# What is being asked:
Without the pictures, set down every line of the data exactly.

# Source material:
+ + + + + + +

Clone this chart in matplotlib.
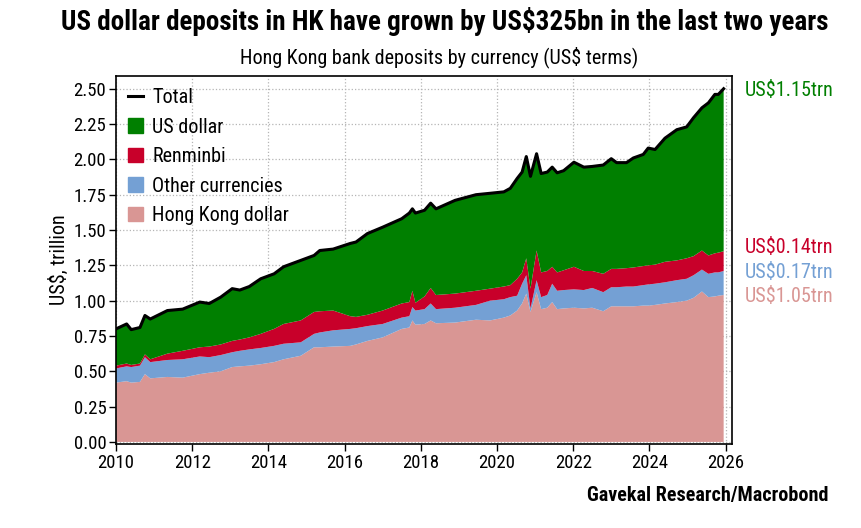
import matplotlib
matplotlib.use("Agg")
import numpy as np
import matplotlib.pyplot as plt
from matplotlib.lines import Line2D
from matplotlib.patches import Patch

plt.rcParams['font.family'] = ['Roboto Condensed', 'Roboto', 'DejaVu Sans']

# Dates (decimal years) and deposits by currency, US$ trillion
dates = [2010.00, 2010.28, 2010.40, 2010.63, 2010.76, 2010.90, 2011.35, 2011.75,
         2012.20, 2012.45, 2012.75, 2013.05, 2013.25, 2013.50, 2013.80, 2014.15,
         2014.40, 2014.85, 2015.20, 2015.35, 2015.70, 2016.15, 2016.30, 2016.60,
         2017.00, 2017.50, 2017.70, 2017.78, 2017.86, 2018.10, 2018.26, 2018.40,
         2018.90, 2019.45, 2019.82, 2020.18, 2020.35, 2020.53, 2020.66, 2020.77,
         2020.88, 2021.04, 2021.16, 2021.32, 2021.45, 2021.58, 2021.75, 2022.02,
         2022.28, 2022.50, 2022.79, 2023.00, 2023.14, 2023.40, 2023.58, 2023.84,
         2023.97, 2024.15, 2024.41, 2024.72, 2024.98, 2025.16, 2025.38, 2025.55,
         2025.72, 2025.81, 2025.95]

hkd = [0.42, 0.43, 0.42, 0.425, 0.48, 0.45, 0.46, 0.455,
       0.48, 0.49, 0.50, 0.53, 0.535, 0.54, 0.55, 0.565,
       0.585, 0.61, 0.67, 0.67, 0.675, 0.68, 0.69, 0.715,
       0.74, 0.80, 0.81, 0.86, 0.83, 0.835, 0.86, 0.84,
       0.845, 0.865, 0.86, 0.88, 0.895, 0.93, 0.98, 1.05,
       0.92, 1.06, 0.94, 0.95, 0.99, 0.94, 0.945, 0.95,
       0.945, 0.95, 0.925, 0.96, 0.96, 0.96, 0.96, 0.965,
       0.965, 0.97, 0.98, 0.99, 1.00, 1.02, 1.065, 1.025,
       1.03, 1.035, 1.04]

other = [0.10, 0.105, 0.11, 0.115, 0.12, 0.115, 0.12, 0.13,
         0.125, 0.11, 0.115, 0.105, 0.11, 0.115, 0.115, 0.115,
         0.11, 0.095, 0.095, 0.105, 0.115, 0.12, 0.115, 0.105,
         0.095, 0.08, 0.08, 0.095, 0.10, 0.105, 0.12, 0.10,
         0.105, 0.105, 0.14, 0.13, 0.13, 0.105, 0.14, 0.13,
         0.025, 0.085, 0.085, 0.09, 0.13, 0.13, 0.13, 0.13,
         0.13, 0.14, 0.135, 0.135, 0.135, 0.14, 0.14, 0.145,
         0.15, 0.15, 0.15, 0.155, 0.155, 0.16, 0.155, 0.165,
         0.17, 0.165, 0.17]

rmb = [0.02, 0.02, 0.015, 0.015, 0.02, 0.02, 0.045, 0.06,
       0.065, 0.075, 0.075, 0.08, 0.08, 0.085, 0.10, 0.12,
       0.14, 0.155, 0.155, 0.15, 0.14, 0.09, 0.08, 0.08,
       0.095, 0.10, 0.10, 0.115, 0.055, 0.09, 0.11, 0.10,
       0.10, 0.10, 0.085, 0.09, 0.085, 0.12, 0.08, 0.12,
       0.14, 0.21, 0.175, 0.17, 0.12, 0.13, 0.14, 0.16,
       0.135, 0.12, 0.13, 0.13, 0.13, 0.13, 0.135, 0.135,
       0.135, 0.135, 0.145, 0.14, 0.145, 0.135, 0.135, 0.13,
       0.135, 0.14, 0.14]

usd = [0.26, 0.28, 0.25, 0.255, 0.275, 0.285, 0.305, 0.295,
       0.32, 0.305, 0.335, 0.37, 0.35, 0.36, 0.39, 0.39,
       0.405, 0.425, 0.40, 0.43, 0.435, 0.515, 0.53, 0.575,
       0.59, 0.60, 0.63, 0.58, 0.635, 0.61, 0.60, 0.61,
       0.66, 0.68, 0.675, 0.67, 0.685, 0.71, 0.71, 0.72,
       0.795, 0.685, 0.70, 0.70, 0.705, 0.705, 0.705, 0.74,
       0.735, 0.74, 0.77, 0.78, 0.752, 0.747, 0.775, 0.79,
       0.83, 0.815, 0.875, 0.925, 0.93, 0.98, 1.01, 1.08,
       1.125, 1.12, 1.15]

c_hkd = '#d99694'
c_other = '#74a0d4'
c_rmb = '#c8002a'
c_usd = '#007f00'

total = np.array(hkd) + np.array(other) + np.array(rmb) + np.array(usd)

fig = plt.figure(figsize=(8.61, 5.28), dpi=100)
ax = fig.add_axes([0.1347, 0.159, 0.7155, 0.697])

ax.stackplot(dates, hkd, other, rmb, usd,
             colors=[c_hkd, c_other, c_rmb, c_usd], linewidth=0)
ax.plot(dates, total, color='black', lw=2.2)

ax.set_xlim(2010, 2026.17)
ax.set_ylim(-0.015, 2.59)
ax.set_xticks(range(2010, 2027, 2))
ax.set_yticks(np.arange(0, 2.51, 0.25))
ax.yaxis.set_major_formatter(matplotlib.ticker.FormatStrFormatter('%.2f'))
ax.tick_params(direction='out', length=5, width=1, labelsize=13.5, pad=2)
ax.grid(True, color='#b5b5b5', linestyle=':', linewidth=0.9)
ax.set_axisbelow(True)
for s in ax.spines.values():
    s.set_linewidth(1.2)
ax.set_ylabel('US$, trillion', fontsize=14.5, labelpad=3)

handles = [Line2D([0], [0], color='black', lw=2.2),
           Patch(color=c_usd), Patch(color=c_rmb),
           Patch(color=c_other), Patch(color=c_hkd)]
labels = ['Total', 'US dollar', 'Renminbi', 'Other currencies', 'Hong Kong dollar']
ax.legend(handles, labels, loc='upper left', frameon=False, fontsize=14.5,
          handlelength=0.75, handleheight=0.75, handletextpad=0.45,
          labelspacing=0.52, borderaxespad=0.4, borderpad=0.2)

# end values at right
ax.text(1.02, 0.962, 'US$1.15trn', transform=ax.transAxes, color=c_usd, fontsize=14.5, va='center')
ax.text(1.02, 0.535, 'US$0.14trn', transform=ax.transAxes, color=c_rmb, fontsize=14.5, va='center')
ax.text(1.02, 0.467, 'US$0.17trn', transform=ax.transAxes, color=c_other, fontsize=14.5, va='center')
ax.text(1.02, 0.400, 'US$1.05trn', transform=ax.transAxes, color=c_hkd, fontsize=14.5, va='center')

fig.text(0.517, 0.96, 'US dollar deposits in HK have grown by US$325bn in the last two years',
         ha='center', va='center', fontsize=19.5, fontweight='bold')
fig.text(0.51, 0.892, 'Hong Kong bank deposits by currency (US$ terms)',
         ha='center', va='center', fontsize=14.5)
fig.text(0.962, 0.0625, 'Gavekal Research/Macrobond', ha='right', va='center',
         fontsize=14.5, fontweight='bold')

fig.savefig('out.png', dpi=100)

+ + + + + + +

# Written solution:
Clone this chart in matplotlib.
import matplotlib
matplotlib.use("Agg")
import numpy as np
import matplotlib.pyplot as plt
from matplotlib.lines import Line2D
from matplotlib.patches import Patch

plt.rcParams['font.family'] = ['Roboto Condensed', 'Roboto', 'DejaVu Sans']

# Dates (decimal years) and deposits by currency, US$ trillion
dates = [2010.00, 2010.28, 2010.40, 2010.63, 2010.76, 2010.90, 2011.35, 2011.75,
         2012.20, 2012.45, 2012.75, 2013.05, 2013.25, 2013.50, 2013.80, 2014.15,
         2014.40, 2014.85, 2015.20, 2015.35, 2015.70, 2016.15, 2016.30, 2016.60,
         2017.00, 2017.50, 2017.70, 2017.78, 2017.86, 2018.10, 2018.26, 2018.40,
         2018.90, 2019.45, 2019.82, 2020.18, 2020.35, 2020.53, 2020.66, 2020.77,
         2020.88, 2021.04, 2021.16, 2021.32, 2021.45, 2021.58, 2021.75, 2022.02,
         2022.28, 2022.50, 2022.79, 2023.00, 2023.14, 2023.40, 2023.58, 2023.84,
         2023.97, 2024.15, 2024.41, 2024.72, 2024.98, 2025.16, 2025.38, 2025.55,
         2025.72, 2025.81, 2025.95]

hkd = [0.42, 0.43, 0.42, 0.425, 0.48, 0.45, 0.46, 0.455,
       0.48, 0.49, 0.50, 0.53, 0.535, 0.54, 0.55, 0.565,
       0.585, 0.61, 0.67, 0.67, 0.675, 0.68, 0.69, 0.715,
       0.74, 0.80, 0.81, 0.86, 0.83, 0.835, 0.86, 0.84,
       0.845, 0.865, 0.86, 0.88, 0.895, 0.93, 0.98, 1.05,
       0.92, 1.06, 0.94, 0.95, 0.99, 0.94, 0.945, 0.95,
       0.945, 0.95, 0.925, 0.96, 0.96, 0.96, 0.96, 0.965,
       0.965, 0.97, 0.98, 0.99, 1.00, 1.02, 1.065, 1.025,
       1.03, 1.035, 1.04]

other = [0.10, 0.105, 0.11, 0.115, 0.12, 0.115, 0.12, 0.13,
         0.125, 0.11, 0.115, 0.105, 0.11, 0.115, 0.115, 0.115,
         0.11, 0.095, 0.095, 0.105, 0.115, 0.12, 0.115, 0.105,
         0.095, 0.08, 0.08, 0.095, 0.10, 0.105, 0.12, 0.10,
         0.105, 0.105, 0.14, 0.13, 0.13, 0.105, 0.14, 0.13,
         0.025, 0.085, 0.085, 0.09, 0.13, 0.13, 0.13, 0.13,
         0.13, 0.14, 0.135, 0.135, 0.135, 0.14, 0.14, 0.145,
         0.15, 0.15, 0.15, 0.155, 0.155, 0.16, 0.155, 0.165,
         0.17, 0.165, 0.17]

rmb = [0.02, 0.02, 0.015, 0.015, 0.02, 0.02, 0.045, 0.06,
       0.065, 0.075, 0.075, 0.08, 0.08, 0.085, 0.10, 0.12,
       0.14, 0.155, 0.155, 0.15, 0.14, 0.09, 0.08, 0.08,
       0.095, 0.10, 0.10, 0.115, 0.055, 0.09, 0.11, 0.10,
       0.10, 0.10, 0.085, 0.09, 0.085, 0.12, 0.08, 0.12,
       0.14, 0.21, 0.175, 0.17, 0.12, 0.13, 0.14, 0.16,
       0.135, 0.12, 0.13, 0.13, 0.13, 0.13, 0.135, 0.135,
       0.135, 0.135, 0.145, 0.14, 0.145, 0.135, 0.135, 0.13,
       0.135, 0.14, 0.14]

usd = [0.26, 0.28, 0.25, 0.255, 0.275, 0.285, 0.305, 0.295,
       0.32, 0.305, 0.335, 0.37, 0.35, 0.36, 0.39, 0.39,
       0.405, 0.425, 0.40, 0.43, 0.435, 0.515, 0.53, 0.575,
       0.59, 0.60, 0.63, 0.58, 0.635, 0.61, 0.60, 0.61,
       0.66, 0.68, 0.675, 0.67, 0.685, 0.71, 0.71, 0.72,
       0.795, 0.685, 0.70, 0.70, 0.705, 0.705, 0.705, 0.74,
       0.735, 0.74, 0.77, 0.78, 0.752, 0.747, 0.775, 0.79,
       0.83, 0.815, 0.875, 0.925, 0.93, 0.98, 1.01, 1.08,
       1.125, 1.12, 1.15]

c_hkd = '#d99694'
c_other = '#74a0d4'
c_rmb = '#c8002a'
c_usd = '#007f00'

total = np.array(hkd) + np.array(other) + np.array(rmb) + np.array(usd)

fig = plt.figure(figsize=(8.61, 5.28), dpi=100)
ax = fig.add_axes([0.1347, 0.159, 0.7155, 0.697])

ax.stackplot(dates, hkd, other, rmb, usd,
             colors=[c_hkd, c_other, c_rmb, c_usd], linewidth=0)
ax.plot(dates, total, color='black', lw=2.2)

ax.set_xlim(2010, 2026.17)
ax.set_ylim(-0.015, 2.59)
ax.set_xticks(range(2010, 2027, 2))
ax.set_yticks(np.arange(0, 2.51, 0.25))
ax.yaxis.set_major_formatter(matplotlib.ticker.FormatStrFormatter('%.2f'))
ax.tick_params(direction='out', length=5, width=1, labelsize=13.5, pad=2)
ax.grid(True, color='#b5b5b5', linestyle=':', linewidth=0.9)
ax.set_axisbelow(True)
for s in ax.spines.values():
    s.set_linewidth(1.2)
ax.set_ylabel('US$, trillion', fontsize=14.5, labelpad=3)

handles = [Line2D([0], [0], color='black', lw=2.2),
           Patch(color=c_usd), Patch(color=c_rmb),
           Patch(color=c_other), Patch(color=c_hkd)]
labels = ['Total', 'US dollar', 'Renminbi', 'Other currencies', 'Hong Kong dollar']
ax.legend(handles, labels, loc='upper left', frameon=False, fontsize=14.5,
          handlelength=0.75, handleheight=0.75, handletextpad=0.45,
          labelspacing=0.52, borderaxespad=0.4, borderpad=0.2)

# end values at right
ax.text(1.02, 0.962, 'US$1.15trn', transform=ax.transAxes, color=c_usd, fontsize=14.5, va='center')
ax.text(1.02, 0.535, 'US$0.14trn', transform=ax.transAxes, color=c_rmb, fontsize=14.5, va='center')
ax.text(1.02, 0.467, 'US$0.17trn', transform=ax.transAxes, color=c_other, fontsize=14.5, va='center')
ax.text(1.02, 0.400, 'US$1.05trn', transform=ax.transAxes, color=c_hkd, fontsize=14.5, va='center')

fig.text(0.517, 0.96, 'US dollar deposits in HK have grown by US$325bn in the last two years',
         ha='center', va='center', fontsize=19.5, fontweight='bold')
fig.text(0.51, 0.892, 'Hong Kong bank deposits by currency (US$ terms)',
         ha='center', va='center', fontsize=14.5)
fig.text(0.962, 0.0625, 'Gavekal Research/Macrobond', ha='right', va='center',
         fontsize=14.5, fontweight='bold')

fig.savefig('out.png', dpi=100)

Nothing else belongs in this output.